◆ **TO BE DONE**
Keep to the lines between the one holding "Clone this chart in Apache ECharts." and the one holding "35, 40, 45];", inclusive, and write them out exactly.

━━━━━━━━━━━━━━━━

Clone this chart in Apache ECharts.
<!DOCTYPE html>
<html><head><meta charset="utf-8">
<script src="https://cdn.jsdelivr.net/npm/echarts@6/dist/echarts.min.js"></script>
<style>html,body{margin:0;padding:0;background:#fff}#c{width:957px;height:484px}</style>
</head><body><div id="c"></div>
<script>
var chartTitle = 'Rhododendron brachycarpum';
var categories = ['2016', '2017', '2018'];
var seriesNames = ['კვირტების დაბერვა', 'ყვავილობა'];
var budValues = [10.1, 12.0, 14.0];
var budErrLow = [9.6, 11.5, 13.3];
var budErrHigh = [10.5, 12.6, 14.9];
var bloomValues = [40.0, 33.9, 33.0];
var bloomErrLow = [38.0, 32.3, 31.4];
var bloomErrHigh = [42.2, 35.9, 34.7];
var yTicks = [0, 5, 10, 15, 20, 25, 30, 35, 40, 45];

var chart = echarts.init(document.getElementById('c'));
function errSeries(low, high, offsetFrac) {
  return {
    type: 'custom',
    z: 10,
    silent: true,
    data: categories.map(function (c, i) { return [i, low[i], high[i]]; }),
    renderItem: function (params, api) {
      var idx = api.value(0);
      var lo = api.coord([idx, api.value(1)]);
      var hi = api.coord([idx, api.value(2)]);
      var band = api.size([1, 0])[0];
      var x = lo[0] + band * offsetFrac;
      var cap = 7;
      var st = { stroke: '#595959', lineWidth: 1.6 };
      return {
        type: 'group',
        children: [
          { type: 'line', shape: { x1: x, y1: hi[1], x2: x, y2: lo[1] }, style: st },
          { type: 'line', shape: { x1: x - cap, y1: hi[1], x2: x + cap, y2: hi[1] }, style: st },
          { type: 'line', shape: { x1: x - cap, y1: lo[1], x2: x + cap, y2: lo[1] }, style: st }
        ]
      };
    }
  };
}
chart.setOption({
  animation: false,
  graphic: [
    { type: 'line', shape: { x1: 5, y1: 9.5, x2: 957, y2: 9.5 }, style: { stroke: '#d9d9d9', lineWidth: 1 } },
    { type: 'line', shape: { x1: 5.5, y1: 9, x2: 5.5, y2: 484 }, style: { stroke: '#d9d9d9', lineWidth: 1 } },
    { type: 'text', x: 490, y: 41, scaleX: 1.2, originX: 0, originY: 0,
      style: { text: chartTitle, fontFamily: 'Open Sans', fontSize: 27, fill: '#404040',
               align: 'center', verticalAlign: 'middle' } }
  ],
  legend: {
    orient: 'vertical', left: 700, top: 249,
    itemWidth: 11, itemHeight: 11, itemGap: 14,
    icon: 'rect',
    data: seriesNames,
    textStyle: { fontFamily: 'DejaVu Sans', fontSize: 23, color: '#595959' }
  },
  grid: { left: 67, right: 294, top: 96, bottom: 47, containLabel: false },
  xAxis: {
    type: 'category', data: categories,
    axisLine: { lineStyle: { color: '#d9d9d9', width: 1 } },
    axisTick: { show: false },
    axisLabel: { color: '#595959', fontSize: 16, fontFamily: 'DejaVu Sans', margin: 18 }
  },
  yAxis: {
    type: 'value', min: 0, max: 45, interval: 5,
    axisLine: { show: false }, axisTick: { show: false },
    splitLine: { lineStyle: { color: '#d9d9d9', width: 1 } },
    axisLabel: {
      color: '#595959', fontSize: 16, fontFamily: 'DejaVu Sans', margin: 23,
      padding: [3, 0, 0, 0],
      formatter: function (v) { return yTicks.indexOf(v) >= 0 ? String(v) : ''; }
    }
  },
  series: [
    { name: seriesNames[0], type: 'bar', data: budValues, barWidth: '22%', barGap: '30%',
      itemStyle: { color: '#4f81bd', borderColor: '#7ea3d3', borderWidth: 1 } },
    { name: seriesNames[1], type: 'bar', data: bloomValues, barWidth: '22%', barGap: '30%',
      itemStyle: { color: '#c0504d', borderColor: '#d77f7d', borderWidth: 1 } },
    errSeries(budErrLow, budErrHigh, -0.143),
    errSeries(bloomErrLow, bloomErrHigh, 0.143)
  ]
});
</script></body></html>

━━━━━━━━━━━━━━━━

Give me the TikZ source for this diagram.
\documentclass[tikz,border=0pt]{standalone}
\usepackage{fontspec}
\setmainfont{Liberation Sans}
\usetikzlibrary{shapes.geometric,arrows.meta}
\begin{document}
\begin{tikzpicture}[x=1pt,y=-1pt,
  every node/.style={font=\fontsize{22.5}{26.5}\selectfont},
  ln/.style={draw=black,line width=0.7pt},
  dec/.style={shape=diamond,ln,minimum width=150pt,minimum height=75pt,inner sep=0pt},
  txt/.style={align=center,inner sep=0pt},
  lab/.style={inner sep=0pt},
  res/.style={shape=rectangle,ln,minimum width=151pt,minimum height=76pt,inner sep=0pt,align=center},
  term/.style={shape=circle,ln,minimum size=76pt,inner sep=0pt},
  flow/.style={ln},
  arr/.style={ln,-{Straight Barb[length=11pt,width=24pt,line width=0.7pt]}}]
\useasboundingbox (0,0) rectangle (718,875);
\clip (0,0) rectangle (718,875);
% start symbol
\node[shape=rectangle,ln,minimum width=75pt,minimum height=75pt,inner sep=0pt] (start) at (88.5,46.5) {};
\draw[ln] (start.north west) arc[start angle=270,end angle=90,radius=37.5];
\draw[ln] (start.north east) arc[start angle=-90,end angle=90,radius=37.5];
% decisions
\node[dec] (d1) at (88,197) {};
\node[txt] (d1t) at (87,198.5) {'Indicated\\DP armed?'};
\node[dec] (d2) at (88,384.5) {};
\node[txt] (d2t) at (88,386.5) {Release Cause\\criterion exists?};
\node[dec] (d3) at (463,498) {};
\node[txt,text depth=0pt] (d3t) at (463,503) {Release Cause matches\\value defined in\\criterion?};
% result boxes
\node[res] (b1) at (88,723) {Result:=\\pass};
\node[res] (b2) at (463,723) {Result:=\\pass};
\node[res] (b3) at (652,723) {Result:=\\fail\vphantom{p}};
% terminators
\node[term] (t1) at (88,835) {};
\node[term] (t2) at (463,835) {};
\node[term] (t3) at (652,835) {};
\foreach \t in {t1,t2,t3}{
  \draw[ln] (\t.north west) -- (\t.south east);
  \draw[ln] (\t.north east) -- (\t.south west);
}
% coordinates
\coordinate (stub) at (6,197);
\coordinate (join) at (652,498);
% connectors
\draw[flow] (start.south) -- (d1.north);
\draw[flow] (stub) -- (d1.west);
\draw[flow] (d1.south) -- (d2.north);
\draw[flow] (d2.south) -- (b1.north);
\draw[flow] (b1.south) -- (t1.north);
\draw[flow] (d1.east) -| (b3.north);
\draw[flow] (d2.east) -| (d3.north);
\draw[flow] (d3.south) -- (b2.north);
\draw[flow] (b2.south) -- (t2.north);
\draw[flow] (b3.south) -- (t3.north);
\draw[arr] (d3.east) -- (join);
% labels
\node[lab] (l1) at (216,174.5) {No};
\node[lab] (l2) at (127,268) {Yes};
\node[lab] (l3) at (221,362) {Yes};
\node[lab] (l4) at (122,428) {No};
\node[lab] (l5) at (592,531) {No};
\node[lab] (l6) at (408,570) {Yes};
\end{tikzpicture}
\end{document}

━━━━━━━━━━━━━━━━

◆ **TASK RESPONSE**
Clone this chart in Apache ECharts.
<!DOCTYPE html>
<html><head><meta charset="utf-8">
<script src="https://cdn.jsdelivr.net/npm/echarts@6/dist/echarts.min.js"></script>
<style>html,body{margin:0;padding:0;background:#fff}#c{width:957px;height:484px}</style>
</head><body><div id="c"></div>
<script>
var chartTitle = 'Rhododendron brachycarpum';
var categories = ['2016', '2017', '2018'];
var seriesNames = ['კვირტების დაბერვა', 'ყვავილობა'];
var budValues = [10.1, 12.0, 14.0];
var budErrLow = [9.6, 11.5, 13.3];
var budErrHigh = [10.5, 12.6, 14.9];
var bloomValues = [40.0, 33.9, 33.0];
var bloomErrLow = [38.0, 32.3, 31.4];
var bloomErrHigh = [42.2, 35.9, 34.7];
var yTicks = [0, 5, 10, 15, 20, 25, 30, 35, 40, 45];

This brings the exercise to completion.